# [Task goal]
The data below should be restated word for word, with every picture omitted.
--- Start ---
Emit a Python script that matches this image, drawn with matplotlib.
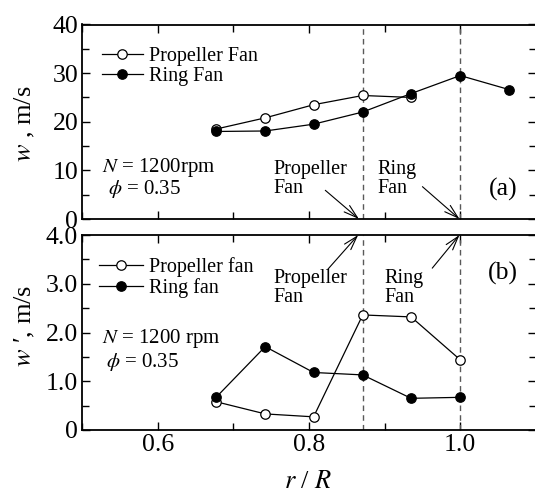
import matplotlib
matplotlib.use("Agg")
import matplotlib.pyplot as plt
from matplotlib.ticker import FixedLocator, MultipleLocator, FuncFormatter

plt.rcParams['font.family'] = ['Liberation Serif', 'DejaVu Serif']
plt.rcParams['mathtext.fontset'] = 'stix'

# radial measuring positions r/R
r_R = [0.677, 0.742, 0.806, 0.871, 0.935, 1.000, 1.065]

# mean axial velocity w (m/s)
w_prop = [18.5, 20.8, 23.5, 25.4, 25.0]
w_ring = [18.0, 18.1, 19.5, 22.0, 25.8, 29.5, 26.6]

# velocity fluctuation w' (m/s)
wp_prop = [0.58, 0.33, 0.27, 2.36, 2.32, 1.44]
wp_ring = [0.67, 1.71, 1.18, 1.13, 0.65, 0.67]

# blade tip radii of both fans
tip_prop = 0.871
tip_ring = 1.0

W, H = 535, 492
fig = plt.figure(figsize=(W / 100, H / 100), dpi=100)
ax1 = fig.add_axes([82.3 / W, 273 / H, 453.5 / W, 194.5 / H])
ax2 = fig.add_axes([82.3 / W, 62 / H, 453.5 / W, 195 / H])

line_kw = dict(color='k', lw=0.9, ms=6.8, mew=0.9, mec='k')
arrow_kw = dict(arrowstyle='->,head_length=1.0,head_width=0.3',
                lw=0.8, color='k', shrinkA=0, shrinkB=0)


def style_axes(ax, ymax, ymajor, fmt):
    ax.set_xlim(0.5, 1.1)
    ax.set_ylim(0, ymax)
    ax.xaxis.set_major_locator(FixedLocator([0.6, 0.8, 1.0]))
    ax.xaxis.set_minor_locator(FixedLocator([0.5, 0.7, 0.9, 1.1]))
    ax.yaxis.set_major_locator(MultipleLocator(ymajor))
    ax.yaxis.set_minor_locator(MultipleLocator(ymajor / 2))
    ax.yaxis.set_major_formatter(FuncFormatter(fmt))
    ax.tick_params(which='both', direction='in', top=True, right=True,
                   width=1.0, labelsize=18.5)
    ax.tick_params(which='major', length=6, pad=3)
    ax.tick_params(which='minor', length=5)
    for s in ax.spines.values():
        s.set_linewidth(1.3)
    for xv in (tip_prop, tip_ring):
        ax.axvline(xv, color='0.35', lw=1.0, dashes=(4, 3))


# --- (a) mean velocity ---
style_axes(ax1, 40, 10, lambda v, p: f'{v:.0f}')
ax1.tick_params(axis='x', labelbottom=False)
ax1.plot(r_R[:len(w_prop)], w_prop, '-o', mfc='white', label='Propeller Fan', **line_kw)
ax1.plot(r_R[:len(w_ring)], w_ring, '-o', mfc='k', label='Ring Fan', **line_kw)
ax1.legend(loc='upper left', bbox_to_anchor=(0.043, 0.884), frameon=False,
           fontsize=14.5, handlelength=2.05, handletextpad=0.3,
           labelspacing=0.05, borderpad=0, borderaxespad=0)
ax1.text(0.5257, 10.6, '$N$ = 1200rpm', fontsize=15, va='center', ha='left')
ax1.text(0.534, 6.2, r'$\phi$ = 0.35', fontsize=15, va='center', ha='left')
ax1.text(0.7527, 12.2, 'Propeller\nFan', fontsize=14.5, va='top', ha='left', linespacing=1.0)
ax1.text(0.890, 12.2, 'Ring\nFan', fontsize=14.5, va='top', ha='left', linespacing=1.0)
ax1.annotate('', xy=(tip_prop - 0.005, 0), xytext=(0.8215, 5.9), arrowprops=arrow_kw)
ax1.annotate('', xy=(tip_ring - 0.001, 0), xytext=(0.950, 6.65), arrowprops=arrow_kw)
ax1.text(1.057, 6.0, '(a)', fontsize=18.5, va='center', ha='center')

# --- (b) velocity fluctuation ---
style_axes(ax2, 4.0, 1.0, lambda v, p: '0' if v == 0 else f'{v:.1f}')
ax2.plot(r_R[:len(wp_prop)], wp_prop, '-o', mfc='white', label='Propeller fan', **line_kw)
ax2.plot(r_R[:len(wp_ring)], wp_ring, '-o', mfc='k', label='Ring fan', **line_kw)
ax2.legend(loc='upper left', bbox_to_anchor=(0.037, 0.887), frameon=False,
           fontsize=14.5, handlelength=2.2, handletextpad=0.3,
           labelspacing=0.05, borderpad=0, borderaxespad=0)
ax2.text(0.5257, 1.88, '$N$ = 1200 rpm', fontsize=15, va='center', ha='left')
ax2.text(0.532, 1.40, r'$\phi$ = 0.35', fontsize=15, va='center', ha='left')
ax2.text(0.753, 3.30, 'Propeller\nFan', fontsize=14.5, va='top', ha='left', linespacing=1.0)
ax2.text(0.8996, 3.30, 'Ring\nFan', fontsize=14.5, va='top', ha='left', linespacing=1.0)
ax2.annotate('', xy=(tip_prop - 0.006, 4.0), xytext=(0.825, 3.30), arrowprops=arrow_kw)
ax2.annotate('', xy=(tip_ring - 0.001, 4.0), xytext=(0.963, 3.32), arrowprops=arrow_kw)
ax2.text(1.057, 3.21, '(b)', fontsize=18.5, va='center', ha='center')

# axis labels
fig.text(25 / W, 1 - 124 / H, '$w$ , m/s', rotation=90, fontsize=19,
         ha='center', va='center')
fig.text(25 / W, 1 - 326 / H, "$w$ \u2032, m/s", rotation=90, fontsize=19,
         ha='center', va='center')
fig.text(308 / W, 4 / H, '$r$ / $R$', fontsize=19, ha='center', va='baseline')

fig.savefig('out.png', dpi=100)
--- End ---
# [Result of this exercise]
Emit a Python script that matches this image, drawn with matplotlib.
import matplotlib
matplotlib.use("Agg")
import matplotlib.pyplot as plt
from matplotlib.ticker import FixedLocator, MultipleLocator, FuncFormatter

plt.rcParams['font.family'] = ['Liberation Serif', 'DejaVu Serif']
plt.rcParams['mathtext.fontset'] = 'stix'

# radial measuring positions r/R
r_R = [0.677, 0.742, 0.806, 0.871, 0.935, 1.000, 1.065]

# mean axial velocity w (m/s)
w_prop = [18.5, 20.8, 23.5, 25.4, 25.0]
w_ring = [18.0, 18.1, 19.5, 22.0, 25.8, 29.5, 26.6]

# velocity fluctuation w' (m/s)
wp_prop = [0.58, 0.33, 0.27, 2.36, 2.32, 1.44]
wp_ring = [0.67, 1.71, 1.18, 1.13, 0.65, 0.67]

# blade tip radii of both fans
tip_prop = 0.871
tip_ring = 1.0

W, H = 535, 492
fig = plt.figure(figsize=(W / 100, H / 100), dpi=100)
ax1 = fig.add_axes([82.3 / W, 273 / H, 453.5 / W, 194.5 / H])
ax2 = fig.add_axes([82.3 / W, 62 / H, 453.5 / W, 195 / H])

line_kw = dict(color='k', lw=0.9, ms=6.8, mew=0.9, mec='k')
arrow_kw = dict(arrowstyle='->,head_length=1.0,head_width=0.3',
                lw=0.8, color='k', shrinkA=0, shrinkB=0)


def style_axes(ax, ymax, ymajor, fmt):
    ax.set_xlim(0.5, 1.1)
    ax.set_ylim(0, ymax)
    ax.xaxis.set_major_locator(FixedLocator([0.6, 0.8, 1.0]))
    ax.xaxis.set_minor_locator(FixedLocator([0.5, 0.7, 0.9, 1.1]))
    ax.yaxis.set_major_locator(MultipleLocator(ymajor))
    ax.yaxis.set_minor_locator(MultipleLocator(ymajor / 2))
    ax.yaxis.set_major_formatter(FuncFormatter(fmt))
    ax.tick_params(which='both', direction='in', top=True, right=True,
                   width=1.0, labelsize=18.5)
    ax.tick_params(which='major', length=6, pad=3)
    ax.tick_params(which='minor', length=5)
    for s in ax.spines.values():
        s.set_linewidth(1.3)
    for xv in (tip_prop, tip_ring):
        ax.axvline(xv, color='0.35', lw=1.0, dashes=(4, 3))


# --- (a) mean velocity ---
style_axes(ax1, 40, 10, lambda v, p: f'{v:.0f}')
ax1.tick_params(axis='x', labelbottom=False)
ax1.plot(r_R[:len(w_prop)], w_prop, '-o', mfc='white', label='Propeller Fan', **line_kw)
ax1.plot(r_R[:len(w_ring)], w_ring, '-o', mfc='k', label='Ring Fan', **line_kw)
ax1.legend(loc='upper left', bbox_to_anchor=(0.043, 0.884), frameon=False,
           fontsize=14.5, handlelength=2.05, handletextpad=0.3,
           labelspacing=0.05, borderpad=0, borderaxespad=0)
ax1.text(0.5257, 10.6, '$N$ = 1200rpm', fontsize=15, va='center', ha='left')
ax1.text(0.534, 6.2, r'$\phi$ = 0.35', fontsize=15, va='center', ha='left')
ax1.text(0.7527, 12.2, 'Propeller\nFan', fontsize=14.5, va='top', ha='left', linespacing=1.0)
ax1.text(0.890, 12.2, 'Ring\nFan', fontsize=14.5, va='top', ha='left', linespacing=1.0)
ax1.annotate('', xy=(tip_prop - 0.005, 0), xytext=(0.8215, 5.9), arrowprops=arrow_kw)
ax1.annotate('', xy=(tip_ring - 0.001, 0), xytext=(0.950, 6.65), arrowprops=arrow_kw)
ax1.text(1.057, 6.0, '(a)', fontsize=18.5, va='center', ha='center')

# --- (b) velocity fluctuation ---
style_axes(ax2, 4.0, 1.0, lambda v, p: '0' if v == 0 else f'{v:.1f}')
ax2.plot(r_R[:len(wp_prop)], wp_prop, '-o', mfc='white', label='Propeller fan', **line_kw)
ax2.plot(r_R[:len(wp_ring)], wp_ring, '-o', mfc='k', label='Ring fan', **line_kw)
ax2.legend(loc='upper left', bbox_to_anchor=(0.037, 0.887), frameon=False,
           fontsize=14.5, handlelength=2.2, handletextpad=0.3,
           labelspacing=0.05, borderpad=0, borderaxespad=0)
ax2.text(0.5257, 1.88, '$N$ = 1200 rpm', fontsize=15, va='center', ha='left')
ax2.text(0.532, 1.40, r'$\phi$ = 0.35', fontsize=15, va='center', ha='left')
ax2.text(0.753, 3.30, 'Propeller\nFan', fontsize=14.5, va='top', ha='left', linespacing=1.0)
ax2.text(0.8996, 3.30, 'Ring\nFan', fontsize=14.5, va='top', ha='left', linespacing=1.0)
ax2.annotate('', xy=(tip_prop - 0.006, 4.0), xytext=(0.825, 3.30), arrowprops=arrow_kw)
ax2.annotate('', xy=(tip_ring - 0.001, 4.0), xytext=(0.963, 3.32), arrowprops=arrow_kw)
ax2.text(1.057, 3.21, '(b)', fontsize=18.5, va='center', ha='center')

# axis labels
fig.text(25 / W, 1 - 124 / H, '$w$ , m/s', rotation=90, fontsize=19,
         ha='center', va='center')
fig.text(25 / W, 1 - 326 / H, "$w$ \u2032, m/s", rotation=90, fontsize=19,
         ha='center', va='center')
fig.text(308 / W, 4 / H, '$r$ / $R$', fontsize=19, ha='center', va='baseline')

fig.savefig('out.png', dpi=100)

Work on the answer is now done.